Both LSTM and CNN are deep neural networks, although the design mechanism of LSTM is different than a CNN. Usually, the LSTM is designed to process and perform prediction/classification from sequences of data by exploiting temporal correlation, whereas the CNN is designed to process image data (for example, a 2D scattergram image shown in
Figure 5) for classification by exploiting spatial correlation. The LSTM architecture solved the zero-gradient and exploded gradient, as well as short-term memory problems in RNN. On the other hand, CNN automatically generates complex features at different layers. Basically, WST can be realized as a CNN with fixed filters. In this way, we have a new mechanism here for the classification of endangered whale calls by combining CNN and LSTM. This proposed combined scheme can be efficient, both in terms of classification accuracy and computation.

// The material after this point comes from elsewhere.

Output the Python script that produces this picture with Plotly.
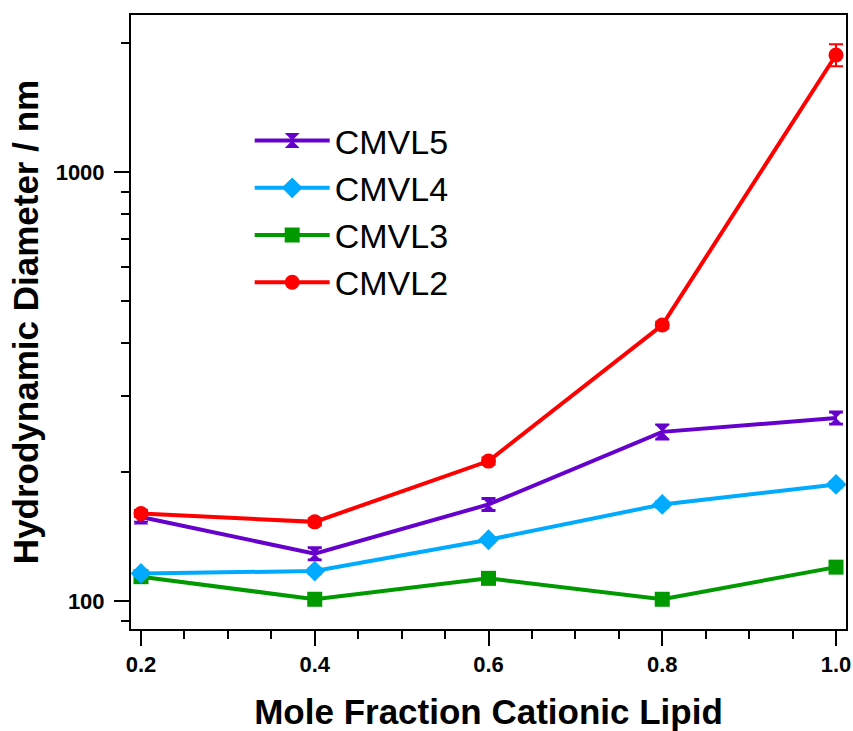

The proposed method outperforms the relevant state-of-the-art methods based on STFT and LSTM. The presented method provides much-improved classification results even with 1 epoch instead of 10 epochs as used by the comparison method in the learning process. Then the performances of the proposed method is better than the comparison method in terms of classification accuracy as well as computational burden. We have further compared our method with another relevant method based on scattergram and deep CNN, while our method yields better performance. Moreover, the proposed scheme demonstrates high noise resiliency when we compare the results of the proposed scheme and the SVM classifier-based scheme summarized in
Table 5.
To the best of our knowledge, the framework consisting of the WST and LSTM networks has not been investigated for detection/classification of whale calls. The preliminary results are presented in this paper. For future work, we would like to obtain data from noisier environments to make the proposed method more robust by proposing a learned wavelet scattering transform together with optimizing the model parameters of the LSTM network. Moreover, we plan to investigate the method for other critically endangered species, such as the North Atlantic right whale and Sei whale.
Finally, we want to emphasize that the MATLAB source codes will be available upon request to the corresponding author.